6. In the fictional Willow Springs, Gloria Naylor has constructed an alternate world, populated exclusively by African-Americans and exempt from many of the crueler turns of America’s racial history: for example, Willow Springs may be the only place in the American South where blacks have been able to vote uninterruptedly since the nineteenth century.

   Yet Willow Springs also embodies—and in some ways magnifies—the history of black Americans, beginning with the fact of slavery itself. In what ways does Naylor use her invented world to comment on America’s racial history? What does she accomplish by creating a world in which the races are wholly separate?

7. Mama Day makes use of many traditional African-American customs and beliefs, like Candle Walk, conjure women, working roots, and the use of brooms as symbolic barriers. Find out about a tradition in your own family, community, or ethnic group, perhaps by consulting grandparents or other older relatives. What are the origins of this tradition? How has it changed over the generations? How is it observed today?

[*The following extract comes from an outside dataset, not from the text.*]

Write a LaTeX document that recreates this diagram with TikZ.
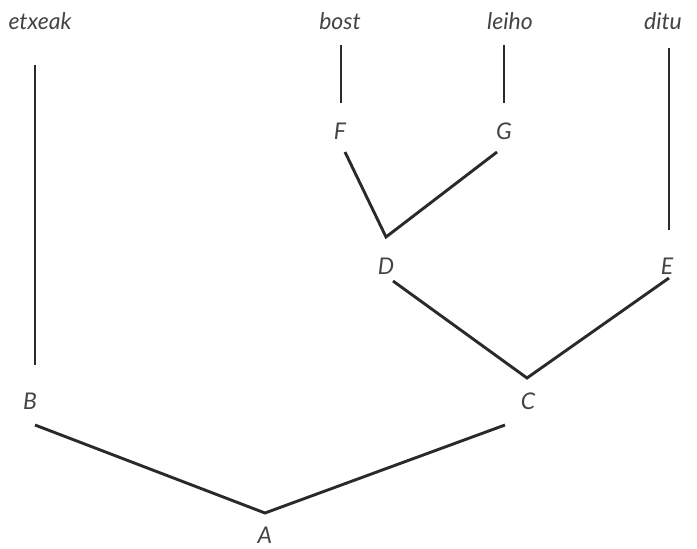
\documentclass[tikz,border=0pt]{standalone}
\usepackage{fontspec}
\setmainfont{Lato}
\usetikzlibrary{calc}
\definecolor{ink}{HTML}{2A2A2A}
\definecolor{txt}{HTML}{444444}
\tikzset{
  lbl/.style={font=\fontsize{23}{26}\selectfont\itshape, text=txt, inner sep=0pt},
  edge/.style={draw=ink, line width=2.9pt, line join=miter, line cap=butt}
}
\begin{document}
\begin{tikzpicture}[x=1pt,y=-1pt]
\useasboundingbox (0,0) rectangle (697,549);
\node[lbl] (etxeak) at (40,21) {etxeak};
\node[lbl] (bost) at (340,21) {bost};
\node[lbl] (leiho) at (510,21) {leiho};
\node[lbl] (ditu) at (663,21) {ditu};
\node[lbl] (F) at (340,131) {F};
\node[lbl] (G) at (504,131) {G};
\node[lbl] (D) at (386,266) {D};
\node[lbl] (E) at (667,266) {E};
\node[lbl] (B) at (30,401) {B};
\node[lbl] (C) at (528,401) {C};
\node[lbl] (A) at (265,535) {A};
\draw[edge] ($(etxeak)+(-5,44)$) -- ($(B)+(5,-36)$);
\draw[edge] ($(bost)+(1,24)$) -- ($(F)+(1,-28)$);
\draw[edge] ($(leiho)+(-6,24)$) -- ($(G)+(0,-28)$);
\draw[edge] ($(ditu)+(6,27)$) -- ($(E)+(2,-36)$);
\draw[edge] ($(F)+(5,21)$) -- ($(D)+(0,-29)$) -- ($(G)+(-7,21)$);
\draw[edge] ($(D)+(7,15)$) -- ($(C)+(-1,-23)$) -- ($(E)+(2,12)$);
\draw[edge] ($(B)+(5,24)$) -- ($(A)+(0,-22)$) -- ($(C)+(-23,24)$);
\end{tikzpicture}
\end{document}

8. Mama Day’s given name is Miranda and Cocoa’s is Ophelia. Both of these names appear in Shakespeare’s plays; Miranda in The Tempest and Ophelia in Hamlet. Do a little research into the two plays and then discuss how Shakespeare's heroines compare with their namesakes in this novel. Why might Gloria Naylor have chosen these names for her characters?

9. Gloria Naylor has written other novels set in self-contained communities: the inner-city of The Women of Brewster Place and the mythical diner of Bailey’s Cafe. Talk about the worlds of these books and Mama Day. Why do you think she has chosen to set these books in such highly compressed "universes"?

10. Mama Day employs the literary technique called "magical realism," in which elements of dreams, fairy-tales, and mythology are combined with recognizable everyday reality. Which characters, settings, or events in this novel are "realistic"? Which ones are "magical"? What role does magic play on Willow Springs?